#### Job:
Please retype the data in full and exactly; the pictures are not part of the copy.

#### Dataset extract:
============
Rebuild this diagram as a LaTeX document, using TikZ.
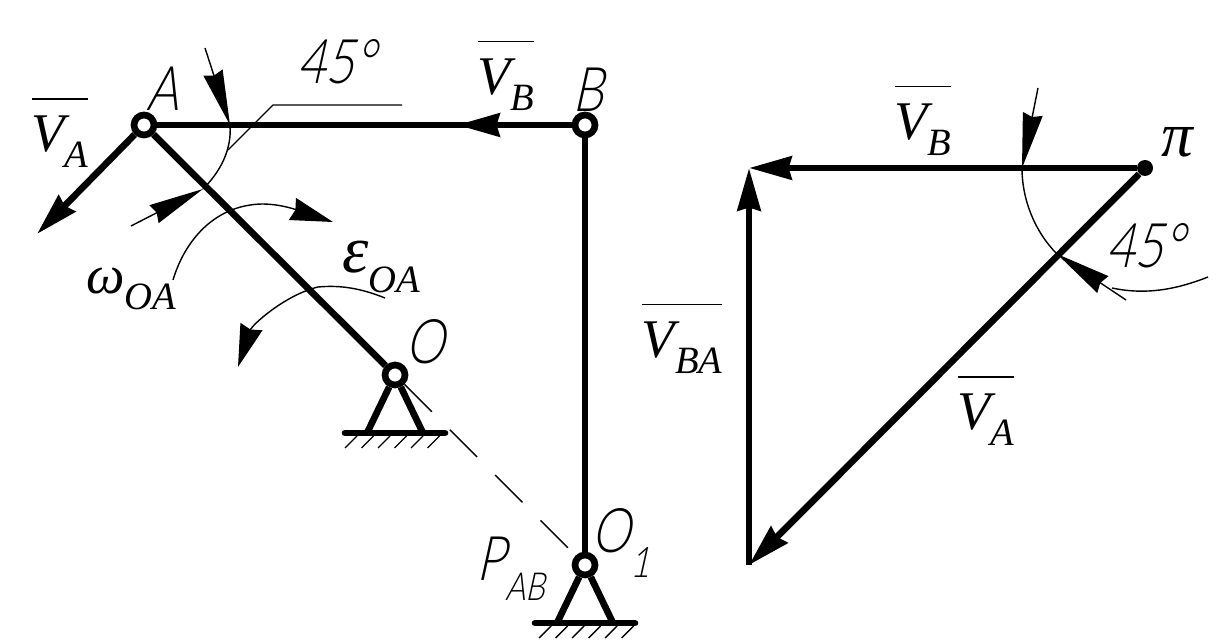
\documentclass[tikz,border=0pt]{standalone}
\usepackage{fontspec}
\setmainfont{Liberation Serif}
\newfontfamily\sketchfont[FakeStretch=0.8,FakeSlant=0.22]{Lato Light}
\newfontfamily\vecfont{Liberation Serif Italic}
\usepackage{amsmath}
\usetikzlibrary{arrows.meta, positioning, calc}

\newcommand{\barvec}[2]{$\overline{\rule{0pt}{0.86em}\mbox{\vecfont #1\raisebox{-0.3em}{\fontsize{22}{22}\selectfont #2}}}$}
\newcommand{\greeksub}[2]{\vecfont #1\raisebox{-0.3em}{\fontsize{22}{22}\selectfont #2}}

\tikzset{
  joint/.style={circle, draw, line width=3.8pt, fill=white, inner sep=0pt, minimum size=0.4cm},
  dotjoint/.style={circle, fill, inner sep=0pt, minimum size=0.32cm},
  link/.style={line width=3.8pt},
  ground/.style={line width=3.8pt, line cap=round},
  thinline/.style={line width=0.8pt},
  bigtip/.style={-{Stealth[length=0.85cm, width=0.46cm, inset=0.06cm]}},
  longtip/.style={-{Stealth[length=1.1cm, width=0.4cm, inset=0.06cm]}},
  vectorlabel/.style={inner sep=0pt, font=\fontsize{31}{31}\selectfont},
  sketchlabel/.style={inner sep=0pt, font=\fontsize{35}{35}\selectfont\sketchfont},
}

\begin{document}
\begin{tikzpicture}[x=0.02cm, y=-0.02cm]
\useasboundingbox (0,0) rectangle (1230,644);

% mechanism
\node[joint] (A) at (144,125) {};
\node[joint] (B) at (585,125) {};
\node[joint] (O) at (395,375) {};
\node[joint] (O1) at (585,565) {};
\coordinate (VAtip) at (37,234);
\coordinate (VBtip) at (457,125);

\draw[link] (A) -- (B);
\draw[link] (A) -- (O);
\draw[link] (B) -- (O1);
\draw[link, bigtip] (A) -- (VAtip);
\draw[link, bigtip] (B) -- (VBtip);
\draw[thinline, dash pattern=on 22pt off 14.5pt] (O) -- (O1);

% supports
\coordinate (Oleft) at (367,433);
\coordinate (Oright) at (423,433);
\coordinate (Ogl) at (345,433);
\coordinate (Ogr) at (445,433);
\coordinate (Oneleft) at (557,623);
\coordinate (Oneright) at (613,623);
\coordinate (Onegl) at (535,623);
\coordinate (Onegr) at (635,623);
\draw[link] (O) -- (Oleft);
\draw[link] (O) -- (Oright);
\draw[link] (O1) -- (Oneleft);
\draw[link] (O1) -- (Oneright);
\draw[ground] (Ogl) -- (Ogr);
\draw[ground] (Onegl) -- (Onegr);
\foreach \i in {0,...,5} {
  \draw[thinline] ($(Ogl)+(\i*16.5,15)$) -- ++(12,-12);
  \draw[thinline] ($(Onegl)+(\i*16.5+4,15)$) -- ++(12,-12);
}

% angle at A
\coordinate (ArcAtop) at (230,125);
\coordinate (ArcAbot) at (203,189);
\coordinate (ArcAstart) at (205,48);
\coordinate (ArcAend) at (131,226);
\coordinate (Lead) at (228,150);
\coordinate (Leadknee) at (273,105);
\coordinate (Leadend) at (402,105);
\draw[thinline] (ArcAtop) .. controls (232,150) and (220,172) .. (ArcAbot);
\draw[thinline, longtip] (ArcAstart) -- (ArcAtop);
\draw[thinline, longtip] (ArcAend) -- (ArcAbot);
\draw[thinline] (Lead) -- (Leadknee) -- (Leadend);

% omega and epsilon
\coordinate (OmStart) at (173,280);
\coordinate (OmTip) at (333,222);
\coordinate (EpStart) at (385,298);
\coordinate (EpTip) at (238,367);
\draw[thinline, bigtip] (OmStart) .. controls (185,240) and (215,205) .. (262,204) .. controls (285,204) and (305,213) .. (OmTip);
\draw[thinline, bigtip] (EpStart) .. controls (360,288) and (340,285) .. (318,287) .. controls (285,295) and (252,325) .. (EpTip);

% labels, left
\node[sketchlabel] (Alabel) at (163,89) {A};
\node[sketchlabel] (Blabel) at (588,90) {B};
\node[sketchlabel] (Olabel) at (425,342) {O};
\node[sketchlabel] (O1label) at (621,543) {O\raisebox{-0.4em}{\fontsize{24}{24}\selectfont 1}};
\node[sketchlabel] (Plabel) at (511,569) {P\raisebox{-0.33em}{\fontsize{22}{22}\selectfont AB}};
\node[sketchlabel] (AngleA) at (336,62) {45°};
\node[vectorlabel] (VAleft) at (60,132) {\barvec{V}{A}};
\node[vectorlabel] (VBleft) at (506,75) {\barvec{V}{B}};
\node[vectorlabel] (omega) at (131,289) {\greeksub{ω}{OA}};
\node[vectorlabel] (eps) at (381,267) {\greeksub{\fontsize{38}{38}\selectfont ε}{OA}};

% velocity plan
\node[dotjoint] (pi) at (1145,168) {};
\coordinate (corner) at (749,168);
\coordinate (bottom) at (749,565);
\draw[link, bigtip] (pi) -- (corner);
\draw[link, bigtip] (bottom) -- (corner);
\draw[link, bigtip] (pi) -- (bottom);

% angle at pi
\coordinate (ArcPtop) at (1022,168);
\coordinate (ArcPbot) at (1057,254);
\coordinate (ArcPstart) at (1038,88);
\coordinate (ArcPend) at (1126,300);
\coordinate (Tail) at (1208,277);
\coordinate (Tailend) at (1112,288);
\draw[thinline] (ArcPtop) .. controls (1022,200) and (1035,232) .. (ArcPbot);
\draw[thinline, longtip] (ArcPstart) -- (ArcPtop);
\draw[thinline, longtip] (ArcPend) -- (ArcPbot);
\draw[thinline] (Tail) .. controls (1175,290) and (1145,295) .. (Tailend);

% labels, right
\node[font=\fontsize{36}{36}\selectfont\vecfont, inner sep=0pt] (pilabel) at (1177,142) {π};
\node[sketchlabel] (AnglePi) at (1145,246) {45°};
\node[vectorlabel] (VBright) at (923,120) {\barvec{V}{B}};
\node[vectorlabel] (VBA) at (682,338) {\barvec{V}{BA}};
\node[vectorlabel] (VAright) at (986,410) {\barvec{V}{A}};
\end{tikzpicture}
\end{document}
============
#### Result:
Rebuild this diagram as a LaTeX document, using TikZ.
\documentclass[tikz,border=0pt]{standalone}
\usepackage{fontspec}
\setmainfont{Liberation Serif}
\newfontfamily\sketchfont[FakeStretch=0.8,FakeSlant=0.22]{Lato Light}
\newfontfamily\vecfont{Liberation Serif Italic}
\usepackage{amsmath}
\usetikzlibrary{arrows.meta, positioning, calc}

\newcommand{\barvec}[2]{$\overline{\rule{0pt}{0.86em}\mbox{\vecfont #1\raisebox{-0.3em}{\fontsize{22}{22}\selectfont #2}}}$}
\newcommand{\greeksub}[2]{\vecfont #1\raisebox{-0.3em}{\fontsize{22}{22}\selectfont #2}}

\tikzset{
  joint/.style={circle, draw, line width=3.8pt, fill=white, inner sep=0pt, minimum size=0.4cm},
  dotjoint/.style={circle, fill, inner sep=0pt, minimum size=0.32cm},
  link/.style={line width=3.8pt},
  ground/.style={line width=3.8pt, line cap=round},
  thinline/.style={line width=0.8pt},
  bigtip/.style={-{Stealth[length=0.85cm, width=0.46cm, inset=0.06cm]}},
  longtip/.style={-{Stealth[length=1.1cm, width=0.4cm, inset=0.06cm]}},
  vectorlabel/.style={inner sep=0pt, font=\fontsize{31}{31}\selectfont},
  sketchlabel/.style={inner sep=0pt, font=\fontsize{35}{35}\selectfont\sketchfont},
}

\begin{document}
\begin{tikzpicture}[x=0.02cm, y=-0.02cm]
\useasboundingbox (0,0) rectangle (1230,644);

% mechanism
\node[joint] (A) at (144,125) {};
\node[joint] (B) at (585,125) {};
\node[joint] (O) at (395,375) {};
\node[joint] (O1) at (585,565) {};
\coordinate (VAtip) at (37,234);
\coordinate (VBtip) at (457,125);

\draw[link] (A) -- (B);
\draw[link] (A) -- (O);
\draw[link] (B) -- (O1);
\draw[link, bigtip] (A) -- (VAtip);
\draw[link, bigtip] (B) -- (VBtip);
\draw[thinline, dash pattern=on 22pt off 14.5pt] (O) -- (O1);

% supports
\coordinate (Oleft) at (367,433);
\coordinate (Oright) at (423,433);
\coordinate (Ogl) at (345,433);
\coordinate (Ogr) at (445,433);
\coordinate (Oneleft) at (557,623);
\coordinate (Oneright) at (613,623);
\coordinate (Onegl) at (535,623);
\coordinate (Onegr) at (635,623);
\draw[link] (O) -- (Oleft);
\draw[link] (O) -- (Oright);
\draw[link] (O1) -- (Oneleft);
\draw[link] (O1) -- (Oneright);
\draw[ground] (Ogl) -- (Ogr);
\draw[ground] (Onegl) -- (Onegr);
\foreach \i in {0,...,5} {
  \draw[thinline] ($(Ogl)+(\i*16.5,15)$) -- ++(12,-12);
  \draw[thinline] ($(Onegl)+(\i*16.5+4,15)$) -- ++(12,-12);
}

% angle at A
\coordinate (ArcAtop) at (230,125);
\coordinate (ArcAbot) at (203,189);
\coordinate (ArcAstart) at (205,48);
\coordinate (ArcAend) at (131,226);
\coordinate (Lead) at (228,150);
\coordinate (Leadknee) at (273,105);
\coordinate (Leadend) at (402,105);
\draw[thinline] (ArcAtop) .. controls (232,150) and (220,172) .. (ArcAbot);
\draw[thinline, longtip] (ArcAstart) -- (ArcAtop);
\draw[thinline, longtip] (ArcAend) -- (ArcAbot);
\draw[thinline] (Lead) -- (Leadknee) -- (Leadend);

% omega and epsilon
\coordinate (OmStart) at (173,280);
\coordinate (OmTip) at (333,222);
\coordinate (EpStart) at (385,298);
\coordinate (EpTip) at (238,367);
\draw[thinline, bigtip] (OmStart) .. controls (185,240) and (215,205) .. (262,204) .. controls (285,204) and (305,213) .. (OmTip);
\draw[thinline, bigtip] (EpStart) .. controls (360,288) and (340,285) .. (318,287) .. controls (285,295) and (252,325) .. (EpTip);

% labels, left
\node[sketchlabel] (Alabel) at (163,89) {A};
\node[sketchlabel] (Blabel) at (588,90) {B};
\node[sketchlabel] (Olabel) at (425,342) {O};
\node[sketchlabel] (O1label) at (621,543) {O\raisebox{-0.4em}{\fontsize{24}{24}\selectfont 1}};
\node[sketchlabel] (Plabel) at (511,569) {P\raisebox{-0.33em}{\fontsize{22}{22}\selectfont AB}};
\node[sketchlabel] (AngleA) at (336,62) {45°};
\node[vectorlabel] (VAleft) at (60,132) {\barvec{V}{A}};
\node[vectorlabel] (VBleft) at (506,75) {\barvec{V}{B}};
\node[vectorlabel] (omega) at (131,289) {\greeksub{ω}{OA}};
\node[vectorlabel] (eps) at (381,267) {\greeksub{\fontsize{38}{38}\selectfont ε}{OA}};

% velocity plan
\node[dotjoint] (pi) at (1145,168) {};
\coordinate (corner) at (749,168);
\coordinate (bottom) at (749,565);
\draw[link, bigtip] (pi) -- (corner);
\draw[link, bigtip] (bottom) -- (corner);
\draw[link, bigtip] (pi) -- (bottom);

% angle at pi
\coordinate (ArcPtop) at (1022,168);
\coordinate (ArcPbot) at (1057,254);
\coordinate (ArcPstart) at (1038,88);
\coordinate (ArcPend) at (1126,300);
\coordinate (Tail) at (1208,277);
\coordinate (Tailend) at (1112,288);
\draw[thinline] (ArcPtop) .. controls (1022,200) and (1035,232) .. (ArcPbot);
\draw[thinline, longtip] (ArcPstart) -- (ArcPtop);
\draw[thinline, longtip] (ArcPend) -- (ArcPbot);
\draw[thinline] (Tail) .. controls (1175,290) and (1145,295) .. (Tailend);

% labels, right
\node[font=\fontsize{36}{36}\selectfont\vecfont, inner sep=0pt] (pilabel) at (1177,142) {π};
\node[sketchlabel] (AnglePi) at (1145,246) {45°};
\node[vectorlabel] (VBright) at (923,120) {\barvec{V}{B}};
\node[vectorlabel] (VBA) at (682,338) {\barvec{V}{BA}};
\node[vectorlabel] (VAright) at (986,410) {\barvec{V}{A}};
\end{tikzpicture}
\end{document}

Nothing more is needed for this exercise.